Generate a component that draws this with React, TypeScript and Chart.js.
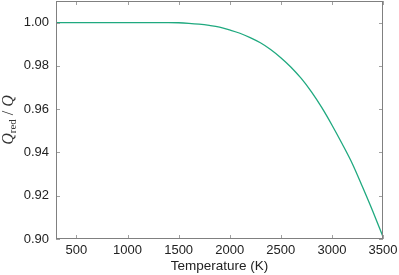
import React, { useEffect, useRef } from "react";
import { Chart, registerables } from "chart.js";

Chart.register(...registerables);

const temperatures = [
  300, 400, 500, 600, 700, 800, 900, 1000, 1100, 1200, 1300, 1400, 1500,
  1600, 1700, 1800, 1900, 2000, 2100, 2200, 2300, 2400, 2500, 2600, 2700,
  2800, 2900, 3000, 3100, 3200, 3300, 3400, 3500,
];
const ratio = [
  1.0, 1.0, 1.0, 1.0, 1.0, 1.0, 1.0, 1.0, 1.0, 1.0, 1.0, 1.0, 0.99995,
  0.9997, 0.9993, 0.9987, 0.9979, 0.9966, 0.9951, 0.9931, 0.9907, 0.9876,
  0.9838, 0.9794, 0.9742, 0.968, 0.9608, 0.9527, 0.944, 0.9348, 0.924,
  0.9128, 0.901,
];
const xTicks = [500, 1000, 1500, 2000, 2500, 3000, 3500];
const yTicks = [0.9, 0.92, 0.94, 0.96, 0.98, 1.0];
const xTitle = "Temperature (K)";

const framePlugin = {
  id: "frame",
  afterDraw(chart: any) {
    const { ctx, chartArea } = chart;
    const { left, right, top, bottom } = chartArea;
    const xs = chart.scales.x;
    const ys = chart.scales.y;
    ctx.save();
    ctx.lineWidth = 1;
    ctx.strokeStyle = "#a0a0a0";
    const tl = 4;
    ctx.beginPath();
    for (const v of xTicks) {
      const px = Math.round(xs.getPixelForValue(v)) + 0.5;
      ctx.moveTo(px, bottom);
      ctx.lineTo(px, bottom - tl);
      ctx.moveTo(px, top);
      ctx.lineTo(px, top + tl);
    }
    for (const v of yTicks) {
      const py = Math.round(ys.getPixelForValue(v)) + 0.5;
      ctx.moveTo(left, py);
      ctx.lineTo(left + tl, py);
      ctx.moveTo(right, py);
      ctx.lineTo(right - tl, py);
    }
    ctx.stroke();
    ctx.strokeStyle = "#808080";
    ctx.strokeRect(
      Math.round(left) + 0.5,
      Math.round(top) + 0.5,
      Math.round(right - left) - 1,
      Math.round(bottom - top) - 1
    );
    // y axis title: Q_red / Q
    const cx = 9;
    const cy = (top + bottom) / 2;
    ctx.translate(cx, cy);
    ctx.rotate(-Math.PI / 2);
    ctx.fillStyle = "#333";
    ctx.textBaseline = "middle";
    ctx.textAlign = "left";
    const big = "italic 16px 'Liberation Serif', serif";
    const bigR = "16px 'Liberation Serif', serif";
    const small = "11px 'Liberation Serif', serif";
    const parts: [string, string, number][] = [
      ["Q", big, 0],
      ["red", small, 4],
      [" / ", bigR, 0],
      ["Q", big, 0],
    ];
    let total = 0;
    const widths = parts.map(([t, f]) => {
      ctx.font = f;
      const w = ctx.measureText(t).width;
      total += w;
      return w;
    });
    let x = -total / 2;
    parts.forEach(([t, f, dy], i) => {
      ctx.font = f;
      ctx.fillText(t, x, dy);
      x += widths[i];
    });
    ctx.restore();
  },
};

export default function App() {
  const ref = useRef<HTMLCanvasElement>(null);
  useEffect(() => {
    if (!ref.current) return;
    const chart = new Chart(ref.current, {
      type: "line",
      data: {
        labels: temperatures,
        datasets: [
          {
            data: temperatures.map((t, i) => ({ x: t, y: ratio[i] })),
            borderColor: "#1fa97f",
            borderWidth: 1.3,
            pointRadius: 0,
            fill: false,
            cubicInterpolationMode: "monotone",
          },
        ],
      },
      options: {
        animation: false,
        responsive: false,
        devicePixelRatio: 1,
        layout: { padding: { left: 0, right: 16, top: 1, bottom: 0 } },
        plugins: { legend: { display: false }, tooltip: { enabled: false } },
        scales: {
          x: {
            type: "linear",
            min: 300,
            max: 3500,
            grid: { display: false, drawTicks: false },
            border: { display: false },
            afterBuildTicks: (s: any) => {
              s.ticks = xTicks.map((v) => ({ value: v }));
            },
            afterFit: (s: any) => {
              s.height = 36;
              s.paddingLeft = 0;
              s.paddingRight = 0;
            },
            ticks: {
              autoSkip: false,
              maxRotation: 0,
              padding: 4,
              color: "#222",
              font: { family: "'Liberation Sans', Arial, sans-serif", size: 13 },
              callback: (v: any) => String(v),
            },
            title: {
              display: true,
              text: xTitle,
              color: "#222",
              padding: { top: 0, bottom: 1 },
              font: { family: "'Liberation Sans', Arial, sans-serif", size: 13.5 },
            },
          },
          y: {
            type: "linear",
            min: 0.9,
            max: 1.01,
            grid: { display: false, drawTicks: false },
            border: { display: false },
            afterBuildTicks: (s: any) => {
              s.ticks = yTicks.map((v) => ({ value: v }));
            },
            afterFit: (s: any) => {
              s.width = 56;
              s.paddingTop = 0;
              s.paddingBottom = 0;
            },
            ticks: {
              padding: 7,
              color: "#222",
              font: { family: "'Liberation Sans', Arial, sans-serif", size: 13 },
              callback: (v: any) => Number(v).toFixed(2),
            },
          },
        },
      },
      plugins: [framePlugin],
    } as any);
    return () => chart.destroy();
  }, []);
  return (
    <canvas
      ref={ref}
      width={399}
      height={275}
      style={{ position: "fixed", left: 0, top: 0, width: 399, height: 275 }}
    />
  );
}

•••

- **REQUIREMENTS**:
Reproduce all of the material above word for word. Omit the pictures.

- **RESULT**:
Generate a component that draws this with React, TypeScript and Chart.js.
import React, { useEffect, useRef } from "react";
import { Chart, registerables } from "chart.js";

Chart.register(...registerables);

const temperatures = [
  300, 400, 500, 600, 700, 800, 900, 1000, 1100, 1200, 1300, 1400, 1500,
  1600, 1700, 1800, 1900, 2000, 2100, 2200, 2300, 2400, 2500, 2600, 2700,
  2800, 2900, 3000, 3100, 3200, 3300, 3400, 3500,
];
const ratio = [
  1.0, 1.0, 1.0, 1.0, 1.0, 1.0, 1.0, 1.0, 1.0, 1.0, 1.0, 1.0, 0.99995,
  0.9997, 0.9993, 0.9987, 0.9979, 0.9966, 0.9951, 0.9931, 0.9907, 0.9876,
  0.9838, 0.9794, 0.9742, 0.968, 0.9608, 0.9527, 0.944, 0.9348, 0.924,
  0.9128, 0.901,
];
const xTicks = [500, 1000, 1500, 2000, 2500, 3000, 3500];
const yTicks = [0.9, 0.92, 0.94, 0.96, 0.98, 1.0];
const xTitle = "Temperature (K)";

const framePlugin = {
  id: "frame",
  afterDraw(chart: any) {
    const { ctx, chartArea } = chart;
    const { left, right, top, bottom } = chartArea;
    const xs = chart.scales.x;
    const ys = chart.scales.y;
    ctx.save();
    ctx.lineWidth = 1;
    ctx.strokeStyle = "#a0a0a0";
    const tl = 4;
    ctx.beginPath();
    for (const v of xTicks) {
      const px = Math.round(xs.getPixelForValue(v)) + 0.5;
      ctx.moveTo(px, bottom);
      ctx.lineTo(px, bottom - tl);
      ctx.moveTo(px, top);
      ctx.lineTo(px, top + tl);
    }
    for (const v of yTicks) {
      const py = Math.round(ys.getPixelForValue(v)) + 0.5;
      ctx.moveTo(left, py);
      ctx.lineTo(left + tl, py);
      ctx.moveTo(right, py);
      ctx.lineTo(right - tl, py);
    }
    ctx.stroke();
    ctx.strokeStyle = "#808080";
    ctx.strokeRect(
      Math.round(left) + 0.5,
      Math.round(top) + 0.5,
      Math.round(right - left) - 1,
      Math.round(bottom - top) - 1
    );
    // y axis title: Q_red / Q
    const cx = 9;
    const cy = (top + bottom) / 2;
    ctx.translate(cx, cy);
    ctx.rotate(-Math.PI / 2);
    ctx.fillStyle = "#333";
    ctx.textBaseline = "middle";
    ctx.textAlign = "left";
    const big = "italic 16px 'Liberation Serif', serif";
    const bigR = "16px 'Liberation Serif', serif";
    const small = "11px 'Liberation Serif', serif";
    const parts: [string, string, number][] = [
      ["Q", big, 0],
      ["red", small, 4],
      [" / ", bigR, 0],
      ["Q", big, 0],
    ];
    let total = 0;
    const widths = parts.map(([t, f]) => {
      ctx.font = f;
      const w = ctx.measureText(t).width;
      total += w;
      return w;
    });
    let x = -total / 2;
    parts.forEach(([t, f, dy], i) => {
      ctx.font = f;
      ctx.fillText(t, x, dy);
      x += widths[i];
    });
    ctx.restore();
  },
};

export default function App() {
  const ref = useRef<HTMLCanvasElement>(null);
  useEffect(() => {
    if (!ref.current) return;
    const chart = new Chart(ref.current, {
      type: "line",
      data: {
        labels: temperatures,
        datasets: [
          {
            data: temperatures.map((t, i) => ({ x: t, y: ratio[i] })),
            borderColor: "#1fa97f",
            borderWidth: 1.3,
            pointRadius: 0,
            fill: false,
            cubicInterpolationMode: "monotone",
          },
        ],
      },
      options: {
        animation: false,
        responsive: false,
        devicePixelRatio: 1,
        layout: { padding: { left: 0, right: 16, top: 1, bottom: 0 } },
        plugins: { legend: { display: false }, tooltip: { enabled: false } },
        scales: {
          x: {
            type: "linear",
            min: 300,
            max: 3500,
            grid: { display: false, drawTicks: false },
            border: { display: false },
            afterBuildTicks: (s: any) => {
              s.ticks = xTicks.map((v) => ({ value: v }));
            },
            afterFit: (s: any) => {
              s.height = 36;
              s.paddingLeft = 0;
              s.paddingRight = 0;
            },
            ticks: {
              autoSkip: false,
              maxRotation: 0,
              padding: 4,
              color: "#222",
              font: { family: "'Liberation Sans', Arial, sans-serif", size: 13 },
              callback: (v: any) => String(v),
            },
            title: {
              display: true,
              text: xTitle,
              color: "#222",
              padding: { top: 0, bottom: 1 },
              font: { family: "'Liberation Sans', Arial, sans-serif", size: 13.5 },
            },
          },
          y: {
            type: "linear",
            min: 0.9,
            max: 1.01,
            grid: { display: false, drawTicks: false },
            border: { display: false },
            afterBuildTicks: (s: any) => {
              s.ticks = yTicks.map((v) => ({ value: v }));
            },
            afterFit: (s: any) => {
              s.width = 56;
              s.paddingTop = 0;
              s.paddingBottom = 0;
            },
            ticks: {
              padding: 7,
              color: "#222",
              font: { family: "'Liberation Sans', Arial, sans-serif", size: 13 },
              callback: (v: any) => Number(v).toFixed(2),
            },
          },
        },
      },
      plugins: [framePlugin],
    } as any);
    return () => chart.destroy();
  }, []);
  return (
    <canvas
      ref={ref}
      width={399}
      height={275}
      style={{ position: "fixed", left: 0, top: 0, width: 399, height: 275 }}
    />
  );
}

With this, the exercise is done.